“Technology is a useful servant but a dangerous master.” – Christian Lous Lange
Digital technology provides vast data infrastructure for modern governance, yet its reliability as an input for objective, rational decision-making remains highly controversial.
Digital Technology as a Reliable Source of Input for Rational Decision-Making
Real-Time Policy Inputs: Eg: CoWIN platform enabled real-time vaccine inventory planning across all Indian districts.
Citizen Participation in Policy- Eg- MyGov collected over 10 crore citizen suggestions that shaped the National Education Policy 2020.
Digitizing demographic and macro-surveys significantly eliminates human enumeration mistakes and calculation errors.
Satellite tracking and geospatial maps provide precise objective inputs for infrastructure projects. Eg: PM GatiShakti National Master Plan GIS data.
Leakage Elimination-
Interlinked digital architectures unify isolated departmental databases into a singular, holistic policy-making dashboard. Helps eliminate duplication.
Predictive Weather Planning: Eg: The IMD’s advanced Doppler radar systems supplying precise cyclone trajectory inputs to save coastal communities.
Counter-Argument: The Flaws and Risks of Digital Inputs
Poor data collection practices hampers objective policy making and implementation. Eg- Ghost Beneficiaries under Ayushman Bharat.
The “Black Box” Problem- AI logic is often opaque.
Institutionalizing Historical Bias- If data is biased , the AI will “learn” and automate that bias. Eg- US COMPAS tool biased against African-Americans.
Difficulty in ensuring accountability for mistakes.
Correlation vs Causation Fallacies: Analytical engines can link two completely unrelated data trends together, generating irrational choices.
Exclusion of the Digitally Illiterate from policy making & online grievance portals
Way Forward
Human-in-the-Loop (HITL)- The final “sign-off,” especially in cases affecting human rights, must be by a human officer.

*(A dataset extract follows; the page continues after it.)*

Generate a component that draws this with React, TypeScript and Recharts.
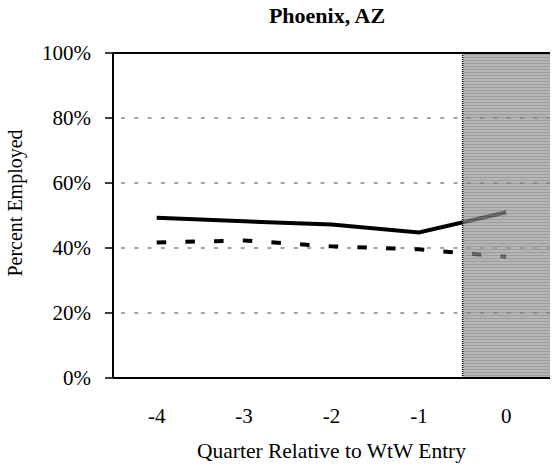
import { Line, LineChart, ReferenceArea, ReferenceLine, XAxis, YAxis } from "recharts"

const quarters = [-4, -3, -2, -1, 0]
const quarterEdges = [-4.5, -3.5, -2.5, -1.5, -0.5, 0.5]
const wtwEntrants = [49.3, 48.2, 47.2, 44.8, 51.0]
const comparisonGroup = [41.7, 42.3, 40.5, 39.6, 37.3]
const percentTicks = [0, 20, 40, 60, 80, 100]
const gridLevels = [20, 40, 60, 80]
const shadedFrom = -0.5
const shadedTo = 0.5

const rows = quarters.map((q, i) => ({
  q,
  wtw: wtwEntrants[i],
  comp: comparisonGroup[i],
}))

const FONT = '"Liberation Serif", "Times New Roman", serif'

export default function App() {
  return (
    <div style={{ position: "absolute", left: 0, top: 0, width: 552, height: 466, fontFamily: FONT }}>
      {/* stripe pattern for the post-entry quarter */}
      <svg width={0} height={0} style={{ position: "absolute" }}>
        <defs>
          <pattern id="shade" width={6} height={3} patternUnits="userSpaceOnUse">
            <rect width={6} height={3} fill="#969696" />
            <rect width={6} height={1} fill="#747474" />
          </pattern>
        </defs>
      </svg>

      <div
        style={{
          position: "absolute",
          left: 113,
          width: 428,
          top: 3,
          textAlign: "center",
          fontWeight: "bold",
          fontSize: 22,
          color: "#000",
        }}
      >
        Phoenix, AZ
      </div>

      <LineChart
        width={552}
        height={466}
        data={rows}
        margin={{ top: 53, right: 2, bottom: 0, left: 0 }}
      >
        <XAxis
          xAxisId="edges"
          dataKey="q"
          type="number"
          domain={[-4.5, 0.5]}
          ticks={quarterEdges}
          tick={false}
          tickSize={8}
          height={8}
          axisLine={{ stroke: "#000", strokeWidth: 2 }}
          tickLine={{ stroke: "#000", strokeWidth: 1.5 }}
        />
        <XAxis
          xAxisId="labels"
          dataKey="q"
          type="number"
          domain={[-4.5, 0.5]}
          ticks={quarters}
          axisLine={false}
          tickLine={false}
          tickSize={0}
          tickMargin={22}
          height={80}
          tick={{ fontSize: 21, fill: "#000", fontFamily: FONT }}
          label={{
            value: "Quarter Relative to WtW Entry",
            position: "insideBottom",
            offset: 8,
            fontSize: 21.5,
            fill: "#000",
            fontFamily: FONT,
          }}
        />
        <YAxis
          type="number"
          domain={[0, 100]}
          ticks={percentTicks}
          tickFormatter={(v: number) => `${v}%`}
          width={113}
          tickSize={8}
          tickMargin={14}
          tick={{ fontSize: 21, fill: "#000", fontFamily: FONT }}
          axisLine={{ stroke: "#000", strokeWidth: 2 }}
          tickLine={{ stroke: "#000", strokeWidth: 1.5 }}
          label={{
            content: () => (
              <text
                x={15}
                y={203}
                transform="rotate(-90 15 203)"
                textAnchor="middle"
                dominantBaseline="central"
                fontSize={20}
                fontFamily={FONT}
                fill="#000"
              >
                Percent Employed
              </text>
            ),
          }}
        />

        {gridLevels.map((g) => (
          <ReferenceLine
            key={g}
            xAxisId="edges"
            y={g}
            stroke="#a4a4a4"
            strokeWidth={2}
            strokeDasharray="4 9.3"
            strokeDashoffset={-8}
          />
        ))}

        <Line
          xAxisId="edges"
          dataKey="wtw"
          stroke="#000"
          strokeWidth={4}
          dot={false}
          isAnimationActive={false}
        />
        <Line
          xAxisId="edges"
          dataKey="comp"
          stroke="#000"
          strokeWidth={4}
          strokeDasharray="9.5 19.2"
          dot={false}
          isAnimationActive={false}
        />

        <ReferenceArea
          xAxisId="edges"
          x1={shadedFrom}
          x2={shadedTo}
          y1={0}
          y2={100}
          fill="url(#shade)"
          fillOpacity={0.7}
          stroke="none"
          zIndex={450}
        />
        <ReferenceLine
          xAxisId="edges"
          x={shadedFrom}
          stroke="#000"
          strokeWidth={1.5}
          strokeDasharray="1 1"
          zIndex={460}
        />
        <ReferenceLine xAxisId="edges" y={100} stroke="#000" strokeWidth={2} zIndex={460} />
      </LineChart>
    </div>
  )
}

Mandating regular 3rd-party audits of government algorithms to detect and “unlearn” biases.
The EU AI Act Approach- “Risk-Based Framework” where high-risk AI (policing or judiciary) face the highest level of ethical regulation.
Digital Ethics Commissions including ethicists, jurists, and technologists to oversee AI deployment in public service.
Ethical Coding Standards- Teaching “Ethics by Design” to programmers working on public infrastructure.
While digital technology streamlines administrative efficiency, it cannot replace human empathy, requiring a balanced model where data informs but conscience rules.